Give the material once more, word for word, without any images.
--- Provided material ---
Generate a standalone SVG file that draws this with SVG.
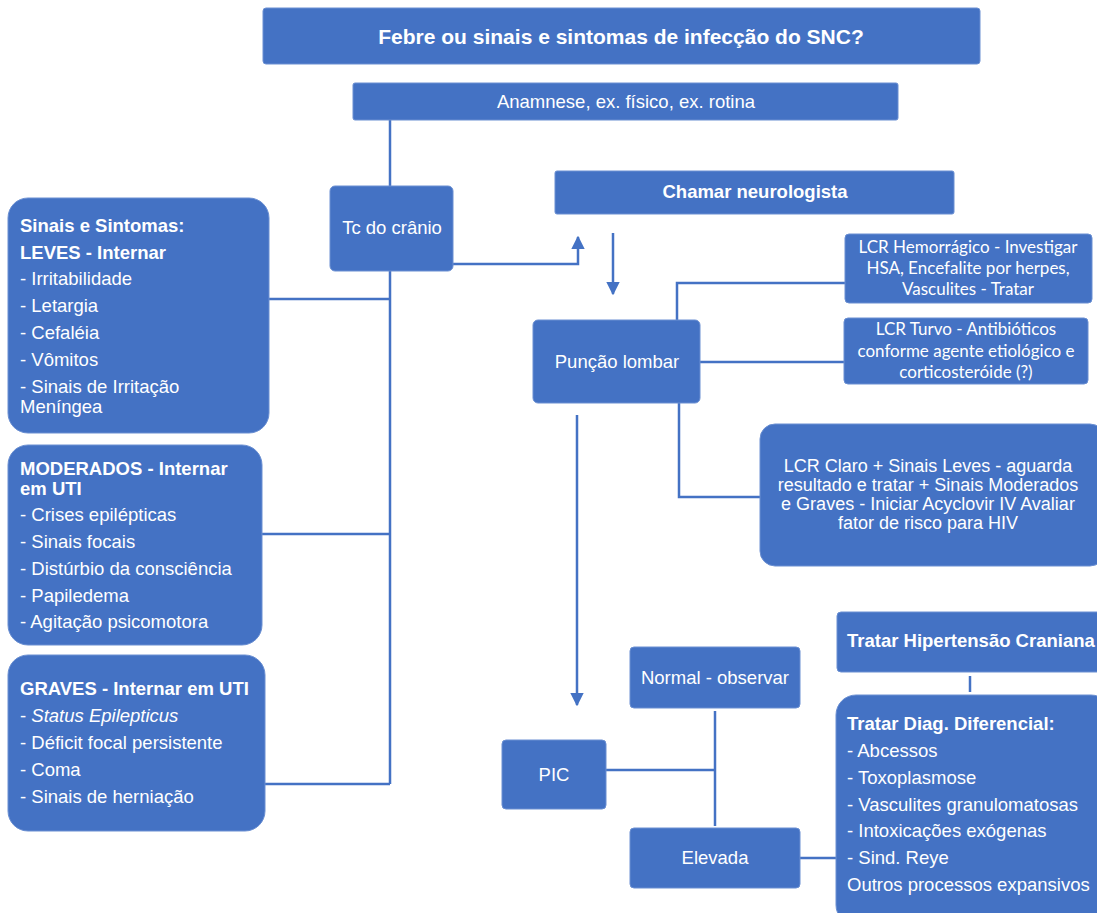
<svg xmlns="http://www.w3.org/2000/svg" width="1097" height="913" viewBox="0 0 1097 913">
<defs>
<marker id="ah" viewBox="0 0 10 10" refX="9" refY="5" markerWidth="5.5" markerHeight="5.5" orient="auto" markerUnits="strokeWidth"><path d="M0,0 L10,5 L0,10 z" fill="#4472C4"/></marker>
<style>
.box{fill:#4472C4;stroke:#6a8fd2;stroke-width:1}
.t{font-family:"Liberation Sans",Arial,sans-serif;fill:#fff;font-size:18.5px}
.b{font-weight:bold}
.c{text-anchor:middle}
.k{font-family:Lato,"Noto Sans",sans-serif;fill:#fff;font-size:17px;text-anchor:middle}
.ln{fill:none;stroke:#4472C4;stroke-width:2.5}
</style>
</defs>
<g id="connectors">
<path class="ln" d="M390,120 V186"/>
<path class="ln" d="M390,271 V784"/>
<path class="ln" d="M269,299 H390"/>
<path class="ln" d="M262,534 H390"/>
<path class="ln" d="M265,784 H390"/>
<path class="ln" d="M453,264 H578 V237" marker-end="url(#ah)"/>
<path class="ln" d="M613,233 V294" marker-end="url(#ah)"/>
<path class="ln" d="M677,320 V283 H845"/>
<path class="ln" d="M700,362 H844"/>
<path class="ln" d="M679,403 V497 H760"/>
<path class="ln" d="M577,415 V705" marker-end="url(#ah)"/>
<path class="ln" d="M715,711 V826"/>
<path class="ln" d="M606,770 H715"/>
<path class="ln" d="M800,858 H836"/>
<path class="ln" d="M970,676 V692"/>
</g>
<g id="n-title"><rect class="box" x="263" y="8" width="717" height="56" rx="3"/><text class="t b c" x="621" y="44" style="font-size:21px">Febre ou sinais e sintomas de infecção do SNC?</text></g>
<g id="n-anamnese"><rect class="box" x="353" y="83" width="545" height="37" rx="2"/><text class="t c" x="626" y="108">Anamnese, ex. físico, ex. rotina</text></g>
<g id="n-tc"><rect class="box" x="330" y="186" width="123" height="85" rx="5"/><text class="t c" x="392" y="234">Tc do crânio</text></g>
<g id="n-neuro"><rect class="box" x="555" y="171" width="399" height="43" rx="2"/><text class="t b c" x="755" y="198">Chamar neurologista</text></g>
<g id="n-puncao"><rect class="box" x="533" y="320" width="167" height="83" rx="5"/><text class="t c" x="617" y="368">Punção lombar</text></g>
<g id="n-leves"><rect class="box" x="8" y="198" width="261" height="235" rx="20"/>
<text class="t"><tspan class="b" x="20" y="232">Sinais e Sintomas:</tspan><tspan class="b" x="20" y="259">LEVES - Internar</tspan><tspan x="20" y="285">- Irritabilidade</tspan><tspan x="20" y="312">- Letargia</tspan><tspan x="20" y="339">- Cefaléia</tspan><tspan x="20" y="366">- Vômitos</tspan><tspan x="20" y="393">- Sinais de Irritação</tspan><tspan x="20" y="413">Meníngea</tspan></text></g>
<g id="n-moderados"><rect class="box" x="8" y="445" width="254" height="200" rx="20"/>
<text class="t"><tspan class="b" x="20" y="475">MODERADOS - Internar</tspan><tspan class="b" x="20" y="495">em UTI</tspan><tspan x="20" y="521">- Crises epilépticas</tspan><tspan x="20" y="548">- Sinais focais</tspan><tspan x="20" y="575">- Distúrbio da consciência</tspan><tspan x="20" y="602">- Papiledema</tspan><tspan x="20" y="628">- Agitação psicomotora</tspan></text></g>
<g id="n-graves"><rect class="box" x="8" y="655" width="257" height="176" rx="20"/>
<text class="t"><tspan class="b" x="20" y="695">GRAVES - Internar em UTI</tspan><tspan x="20" y="722">- <tspan font-style="italic">Status Epilepticus</tspan></tspan><tspan x="20" y="749">- Déficit focal persistente</tspan><tspan x="20" y="776">- Coma</tspan><tspan x="20" y="803">- Sinais de herniação</tspan></text></g>
<g id="n-hemorragico"><rect class="box" x="845" y="234" width="247" height="69" rx="4"/>
<text class="k"><tspan x="968" y="253">LCR Hemorrágico - Investigar</tspan><tspan x="968" y="274">HSA, Encefalite por herpes,</tspan><tspan x="968" y="295">Vasculites - Tratar</tspan></text></g>
<g id="n-turvo"><rect class="box" x="844" y="318" width="244" height="66" rx="4"/>
<text class="k"><tspan x="966" y="335">LCR Turvo - Antibióticos</tspan><tspan x="966" y="357">conforme agente etiológico e</tspan><tspan x="966" y="378">corticosteróide (?)</tspan></text></g>
<g id="n-claro"><rect class="box" x="760" y="424" width="345" height="142" rx="15"/>
<text class="t c" style="font-size:18px"><tspan x="928" y="472">LCR Claro + Sinais Leves - aguarda</tspan><tspan x="928" y="491">resultado e tratar + Sinais Moderados</tspan><tspan x="928" y="510">e Graves - Iniciar Acyclovir IV Avaliar</tspan><tspan x="928" y="529">fator de risco para HIV</tspan></text></g>
<g id="n-pic"><rect class="box" x="502" y="740" width="104" height="69" rx="4"/><text class="t c" x="554" y="781">PIC</text></g>
<g id="n-normal"><rect class="box" x="630" y="647" width="170" height="61" rx="4"/><text class="t c" x="715" y="684">Normal - observar</text></g>
<g id="n-elevada"><rect class="box" x="630" y="828" width="170" height="60" rx="4"/><text class="t c" x="715" y="864">Elevada</text></g>
<g id="n-hipertensao"><rect class="box" x="837" y="612" width="270" height="60" rx="4"/><text class="t b" x="847" y="647">Tratar Hipertensão Craniana</text></g>
<g id="n-diferencial"><rect class="box" x="836" y="695" width="275" height="230" rx="20"/>
<text class="t"><tspan class="b" x="847" y="730">Tratar Diag. Diferencial:</tspan><tspan x="847" y="757">- Abcessos</tspan><tspan x="847" y="784">- Toxoplasmose</tspan><tspan x="847" y="811">- Vasculites granulomatosas</tspan><tspan x="847" y="837">- Intoxicações exógenas</tspan><tspan x="847" y="864">- Sind. Reye</tspan><tspan x="847" y="891">Outros processos expansivos</tspan></text></g>
</svg>
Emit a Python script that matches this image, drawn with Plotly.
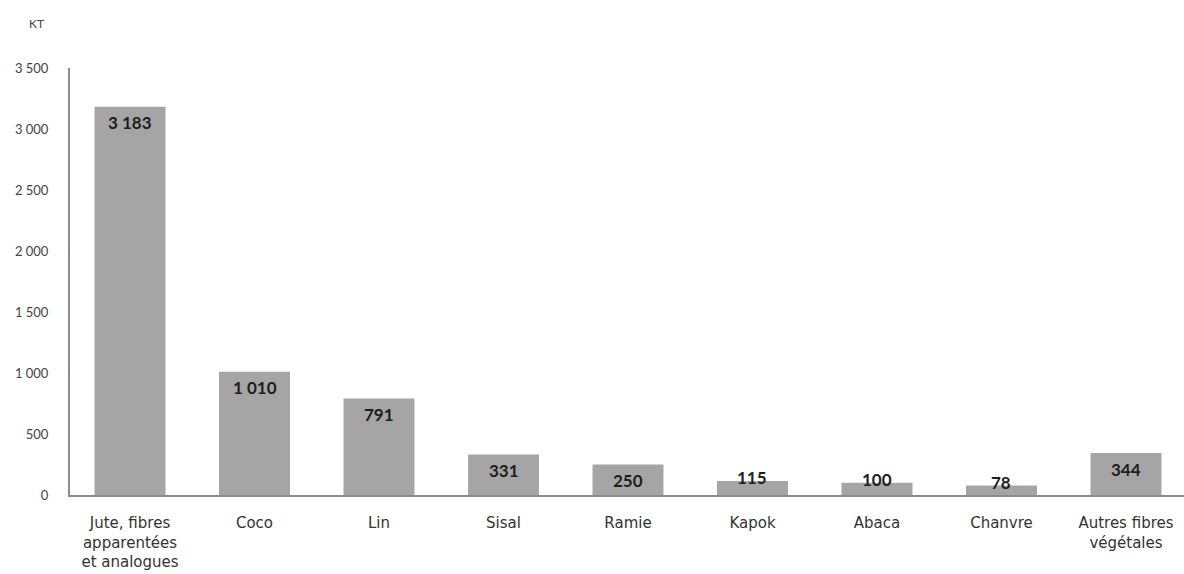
---
Correct response:
Generate a standalone SVG file that draws this with SVG.
<svg xmlns="http://www.w3.org/2000/svg" width="1097" height="913" viewBox="0 0 1097 913">
<defs>
<marker id="ah" viewBox="0 0 10 10" refX="9" refY="5" markerWidth="5.5" markerHeight="5.5" orient="auto" markerUnits="strokeWidth"><path d="M0,0 L10,5 L0,10 z" fill="#4472C4"/></marker>
<style>
.box{fill:#4472C4;stroke:#6a8fd2;stroke-width:1}
.t{font-family:"Liberation Sans",Arial,sans-serif;fill:#fff;font-size:18.5px}
.b{font-weight:bold}
.c{text-anchor:middle}
.k{font-family:Lato,"Noto Sans",sans-serif;fill:#fff;font-size:17px;text-anchor:middle}
.ln{fill:none;stroke:#4472C4;stroke-width:2.5}
</style>
</defs>
<g id="connectors">
<path class="ln" d="M390,120 V186"/>
<path class="ln" d="M390,271 V784"/>
<path class="ln" d="M269,299 H390"/>
<path class="ln" d="M262,534 H390"/>
<path class="ln" d="M265,784 H390"/>
<path class="ln" d="M453,264 H578 V237" marker-end="url(#ah)"/>
<path class="ln" d="M613,233 V294" marker-end="url(#ah)"/>
<path class="ln" d="M677,320 V283 H845"/>
<path class="ln" d="M700,362 H844"/>
<path class="ln" d="M679,403 V497 H760"/>
<path class="ln" d="M577,415 V705" marker-end="url(#ah)"/>
<path class="ln" d="M715,711 V826"/>
<path class="ln" d="M606,770 H715"/>
<path class="ln" d="M800,858 H836"/>
<path class="ln" d="M970,676 V692"/>
</g>
<g id="n-title"><rect class="box" x="263" y="8" width="717" height="56" rx="3"/><text class="t b c" x="621" y="44" style="font-size:21px">Febre ou sinais e sintomas de infecção do SNC?</text></g>
<g id="n-anamnese"><rect class="box" x="353" y="83" width="545" height="37" rx="2"/><text class="t c" x="626" y="108">Anamnese, ex. físico, ex. rotina</text></g>
<g id="n-tc"><rect class="box" x="330" y="186" width="123" height="85" rx="5"/><text class="t c" x="392" y="234">Tc do crânio</text></g>
<g id="n-neuro"><rect class="box" x="555" y="171" width="399" height="43" rx="2"/><text class="t b c" x="755" y="198">Chamar neurologista</text></g>
<g id="n-puncao"><rect class="box" x="533" y="320" width="167" height="83" rx="5"/><text class="t c" x="617" y="368">Punção lombar</text></g>
<g id="n-leves"><rect class="box" x="8" y="198" width="261" height="235" rx="20"/>
<text class="t"><tspan class="b" x="20" y="232">Sinais e Sintomas:</tspan><tspan class="b" x="20" y="259">LEVES - Internar</tspan><tspan x="20" y="285">- Irritabilidade</tspan><tspan x="20" y="312">- Letargia</tspan><tspan x="20" y="339">- Cefaléia</tspan><tspan x="20" y="366">- Vômitos</tspan><tspan x="20" y="393">- Sinais de Irritação</tspan><tspan x="20" y="413">Meníngea</tspan></text></g>
<g id="n-moderados"><rect class="box" x="8" y="445" width="254" height="200" rx="20"/>
<text class="t"><tspan class="b" x="20" y="475">MODERADOS - Internar</tspan><tspan class="b" x="20" y="495">em UTI</tspan><tspan x="20" y="521">- Crises epilépticas</tspan><tspan x="20" y="548">- Sinais focais</tspan><tspan x="20" y="575">- Distúrbio da consciência</tspan><tspan x="20" y="602">- Papiledema</tspan><tspan x="20" y="628">- Agitação psicomotora</tspan></text></g>
<g id="n-graves"><rect class="box" x="8" y="655" width="257" height="176" rx="20"/>
<text class="t"><tspan class="b" x="20" y="695">GRAVES - Internar em UTI</tspan><tspan x="20" y="722">- <tspan font-style="italic">Status Epilepticus</tspan></tspan><tspan x="20" y="749">- Déficit focal persistente</tspan><tspan x="20" y="776">- Coma</tspan><tspan x="20" y="803">- Sinais de herniação</tspan></text></g>
<g id="n-hemorragico"><rect class="box" x="845" y="234" width="247" height="69" rx="4"/>
<text class="k"><tspan x="968" y="253">LCR Hemorrágico - Investigar</tspan><tspan x="968" y="274">HSA, Encefalite por herpes,</tspan><tspan x="968" y="295">Vasculites - Tratar</tspan></text></g>
<g id="n-turvo"><rect class="box" x="844" y="318" width="244" height="66" rx="4"/>
<text class="k"><tspan x="966" y="335">LCR Turvo - Antibióticos</tspan><tspan x="966" y="357">conforme agente etiológico e</tspan><tspan x="966" y="378">corticosteróide (?)</tspan></text></g>
<g id="n-claro"><rect class="box" x="760" y="424" width="345" height="142" rx="15"/>
<text class="t c" style="font-size:18px"><tspan x="928" y="472">LCR Claro + Sinais Leves - aguarda</tspan><tspan x="928" y="491">resultado e tratar + Sinais Moderados</tspan><tspan x="928" y="510">e Graves - Iniciar Acyclovir IV Avaliar</tspan><tspan x="928" y="529">fator de risco para HIV</tspan></text></g>
<g id="n-pic"><rect class="box" x="502" y="740" width="104" height="69" rx="4"/><text class="t c" x="554" y="781">PIC</text></g>
<g id="n-normal"><rect class="box" x="630" y="647" width="170" height="61" rx="4"/><text class="t c" x="715" y="684">Normal - observar</text></g>
<g id="n-elevada"><rect class="box" x="630" y="828" width="170" height="60" rx="4"/><text class="t c" x="715" y="864">Elevada</text></g>
<g id="n-hipertensao"><rect class="box" x="837" y="612" width="270" height="60" rx="4"/><text class="t b" x="847" y="647">Tratar Hipertensão Craniana</text></g>
<g id="n-diferencial"><rect class="box" x="836" y="695" width="275" height="230" rx="20"/>
<text class="t"><tspan class="b" x="847" y="730">Tratar Diag. Diferencial:</tspan><tspan x="847" y="757">- Abcessos</tspan><tspan x="847" y="784">- Toxoplasmose</tspan><tspan x="847" y="811">- Vasculites granulomatosas</tspan><tspan x="847" y="837">- Intoxicações exógenas</tspan><tspan x="847" y="864">- Sind. Reye</tspan><tspan x="847" y="891">Outros processos expansivos</tspan></text></g>
</svg>
Emit a Python script that matches this image, drawn with Plotly.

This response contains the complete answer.